It would be fairly naïve to assume that I could easily master a new language, with a totally different linguistic system, at the ripe old age of thirty something without lots of trial and masses of error. If I was limited further by being exposed to my new language only once a day, with selected people and practicing only how to talk about the weather I’d probably decide it wasn’t worth the hassle.
Children who have motor difficulties that impact on their speech development are often limited in their opportunities to play and interact in different ways of their choosing. This has widely been discussed in previous research (see Bedrosian, 1997; Blockberger & Sutton, 2003). They are also likely to be introduced to other ways of talking much later than if they were to have developed natural speech, constantly playing ‘catch up’, with language systems that are challenging to learn. Light and Lindsey demonstrated this, back in 1991, when exploring the mismatch between young children’s developmental levels and AAC technologies that were available at the time. Those endless opportunities for children to graze their knees (in a metaphorical and literal sense) were just not there then, and still not present today.

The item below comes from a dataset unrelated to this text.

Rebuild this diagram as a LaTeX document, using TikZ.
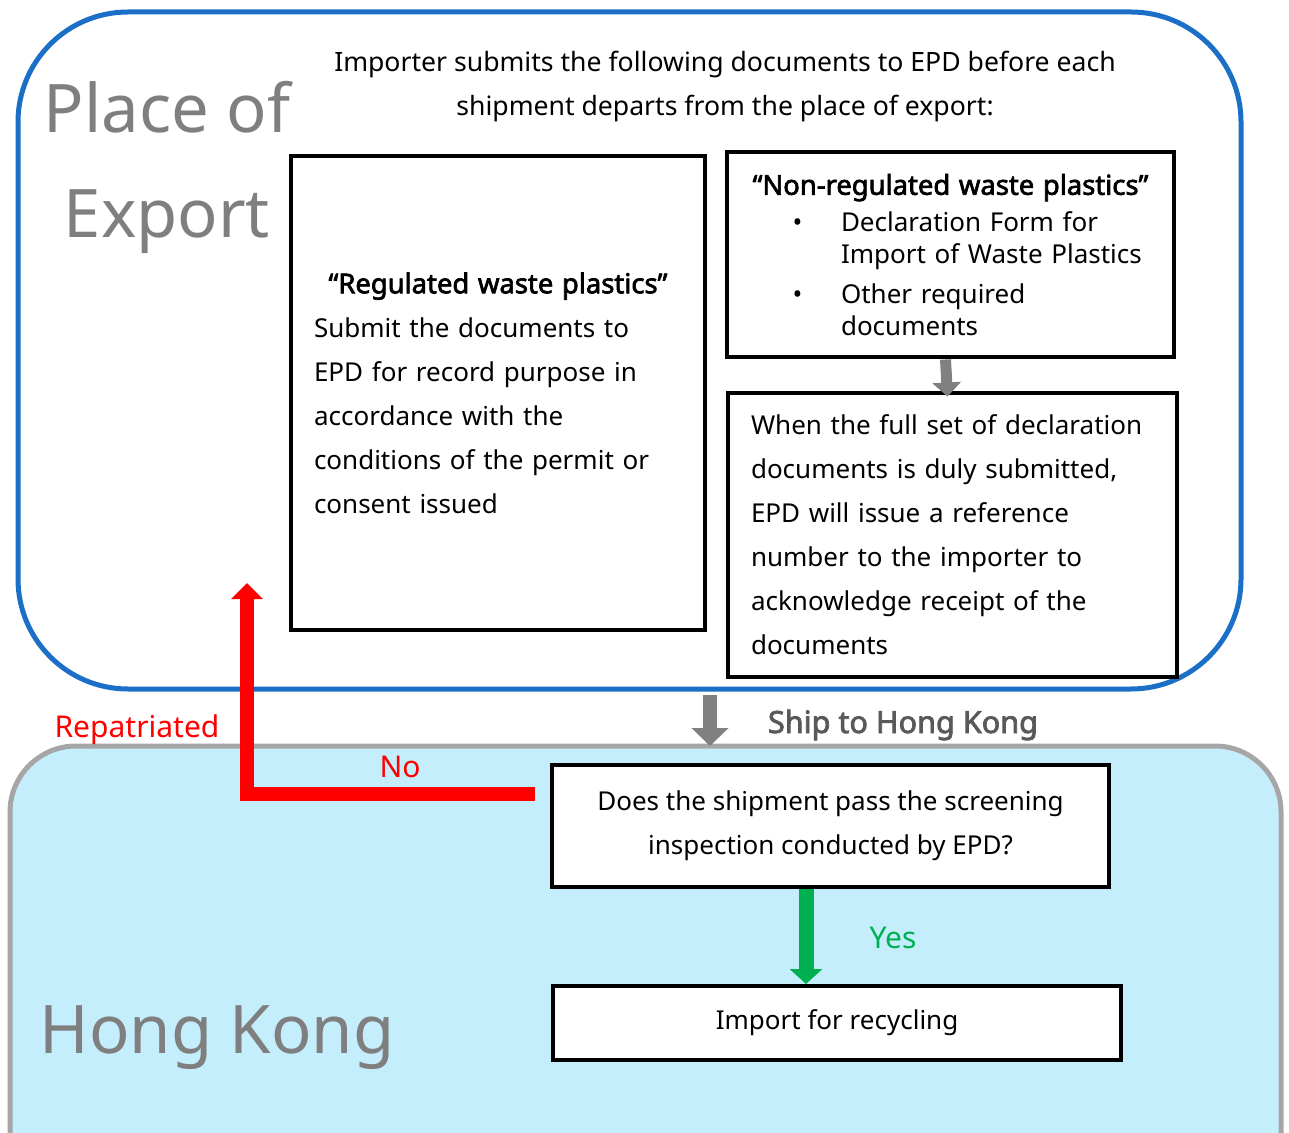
\documentclass[tikz,border=0pt]{standalone}
\usepackage{fontspec}
\setmainfont{Noto Sans}[BoldFont={Noto Sans},BoldFeatures={FakeBold=2.5}]
\usetikzlibrary{arrows.meta}

\definecolor{exportblue}{RGB}{28,111,198}
\definecolor{hkfill}{RGB}{197,238,253}
\definecolor{hkedge}{RGB}{166,166,166}
\definecolor{labelgray}{RGB}{127,127,127}
\definecolor{shipgray}{RGB}{89,89,89}
\definecolor{arrowgray}{RGB}{128,128,128}
\definecolor{yesgreen}{RGB}{0,176,80}

\newcommand{\bodyfont}{\fontsize{13}{22}\selectfont}
\newcommand{\titlefont}{\fontsize{13.7}{16}\selectfont\bfseries}

\tikzset{
  box/.style={draw=black, line width=2pt, fill=white, inner sep=0pt, font=\bodyfont},
  biglabel/.style={text=labelgray, font=\fontsize{33.5}{40}\selectfont, inner sep=0pt, anchor=base},
  flowlabel/.style={font=\fontsize{15}{16}\selectfont, inner sep=0pt, anchor=base},
}

\begin{document}
\begin{tikzpicture}[x=0.5pt,y=-0.5pt]
  \useasboundingbox (0,0) rectangle (1289,1133);
  % regions
  \draw[hkedge, line width=2.5pt, fill=hkfill, rounded corners=33pt] (10,746) rectangle (1281,1230);
  \draw[exportblue, line width=2.5pt, rounded corners=55pt] (18,12) rectangle (1241,689);

  \node[biglabel] (placeof) at (167,133) {Place of};
  \node[biglabel] (export) at (167,238) {Export};
  \node[biglabel] (hongkong) at (217,1053) {Hong Kong};

  \node[font=\fontsize{13.3}{22}\selectfont, align=center, inner sep=0pt] (intro) at (725,87)
    {Importer submits the following documents to EPD before each\\shipment departs from the place of export:};

  % documents
  \node[box, minimum width=207pt, minimum height=237pt, text width=184pt, align=left] (regulated) at (498,393)
    {\makebox[184pt]{\titlefont “Regulated waste plastics”}\\
     Submit the documents to\\
     EPD for record purpose in\\
     accordance with the\\
     conditions of the permit or\\
     consent issued};
  \node[box, minimum width=223.5pt, minimum height=102.5pt, text width=210pt, align=left,
        font=\fontsize{13}{16}\selectfont] (nonreg) at (950.5,255)
    {\makebox[210pt]{\titlefont “Non-regulated waste plastics”}\\[2.5pt]
     \hspace*{26pt}\makebox[24.25pt][l]{\textbullet}Declaration Form for\\
     \hspace*{50.25pt}Import of Waste Plastics\\[4pt]
     \hspace*{26pt}\makebox[24.25pt][l]{\textbullet}Other required\\
     \hspace*{50.25pt}documents};
  \node[box, minimum width=224.5pt, minimum height=141.5pt, text width=201.5pt, align=left] (refno) at (952.5,535)
    {When the full set of declaration\\
     documents is duly submitted,\\
     EPD will issue a reference\\
     number to the importer to\\
     acknowledge receipt of the\\
     documents};

  % Hong Kong side
  \node[box, minimum width=278.5pt, minimum height=61pt, align=center] (screen) at (830.5,826)
    {Does the shipment pass the screening\\inspection conducted by EPD?};
  \node[box, minimum width=284pt, minimum height=37pt] (recycle) at (837,1023) {Import for recycling};

  \coordinate (shiptop) at (710,695);
  \coordinate (shiptip) at (710,746);
  \coordinate (nostart) at (535,794);
  \coordinate (backtip) at (247,583);

  \draw[arrowgray, line width=5.5pt, -{Triangle[width=14pt,length=7pt]}]
    ([xshift=-2.5pt]nonreg.south) -- ([xshift=-2.5pt,yshift=-2.5pt]refno.north);
  \draw[arrowgray, line width=7pt, -{Triangle[width=18pt,length=9pt]}] (shiptop) -- (shiptip);
  \draw[yesgreen, line width=7.5pt, -{Triangle[width=16pt,length=7.5pt]}]
    (screen.south -| 806,0) -- (recycle.north -| 806,0);
  \draw[red, line width=7pt, line join=miter, -{Triangle[width=15.5pt,length=8pt]}] (nostart) -| (backtip);

  \node[flowlabel, text=shipgray, font=\fontsize{15.3}{16}\selectfont\bfseries] (shiplabel) at (903,733) {Ship to Hong Kong};
  \node[flowlabel, text=red] (repatriated) at (137,737) {Repatriated};
  \node[flowlabel, text=red] (nolabel) at (400,777) {No};
  \node[flowlabel, text=yesgreen] (yeslabel) at (893,948) {Yes};
\end{tikzpicture}
\end{document}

We know that some children understand, develop and learn differently and this isn’t always in a step-wise, developmental way. Language disorder implies a varied pattern of strengths that doesn’t correspond to developmental norms. This means that all children will not necessarily learn the same pattern at a delayed rate. Similarly, as a neurotypical adult, I am unable to empathise with the sensory and emotive occurrences that some children experience. This means, I am constantly missing opportunities to support children to frame and share these experiences with others.
What’s the goal?
We can’t expect that all children will play the piano, if they prefer the drums
If we’re going to begin to give a child a fighting chance of learning to use their AAC technology, perhaps we ought to start digging deeper. What does the child actually want to use it for? What are they currently expressing? Is this very different to what they have currently have available to them?
Often, as language specialists it’s no surprise that we choose to focus on training children to use their AAC to ‘transmit language’ (like telling a joke, answering dad’s question or expressing a dislike of broccoli). This might be completely acceptable and appropriate for them, just as long as their goal is not different to ours. But what happens if the goal for that child is to use their device to enhance their social image or self esteem? Interestingly, Light, Page, Curran & Pitkin (2007) showed that children who were involved in their study of designing devices for other children who used AAC said their friends would prefer devices that had varied functions, not just confined to verbal language.
In reflecting on my clinical work, I can’t help but ask why then am I bound by language development if I know that children follow different trajectories? Should I continue gradually working through the continuum of introducing real objects, before photos, symbols and written words? What happens if we happen to stick with symbols for extended periods? Are we hindering opportunities for supporting literacy development or other forms of expressive communication?
Lots of questions but food for thought, I guess.
Bedrosian, J. (1997). Language acquisition in young AAC system users: Issues and directions for future research. Augmentative and Alternative Communication, 13, 179-185.
Blockberger, S., & Sutton, A. (2003). Toward linguistic competence: Language experience and knowledge of children with extremely limited speech. In J. Light, D. Beukelman, & J. Reichle (Eds.), Communicative competence for people who use AAC: From research to effective practice (pp. 63–106). Baltimore, MD: Brookes
Light, J., & Lindsay, P. (1991). Cognitive science and augmentative and alternative communication. Augmentative and Alternative Communication, Vol. 7, pp. 186-203
Light, J., Page, R., Curran, J., & Pitkin, L. (2007). Children’s ideas for the design of AAC assistive technologies for young children with complex communication needs. Augmentative and Alternative Communication, 23, 1-14.
Disclaimer: The author of this blog post has no particular preference for pianos or drums and does not assume that either is more appealing than the other.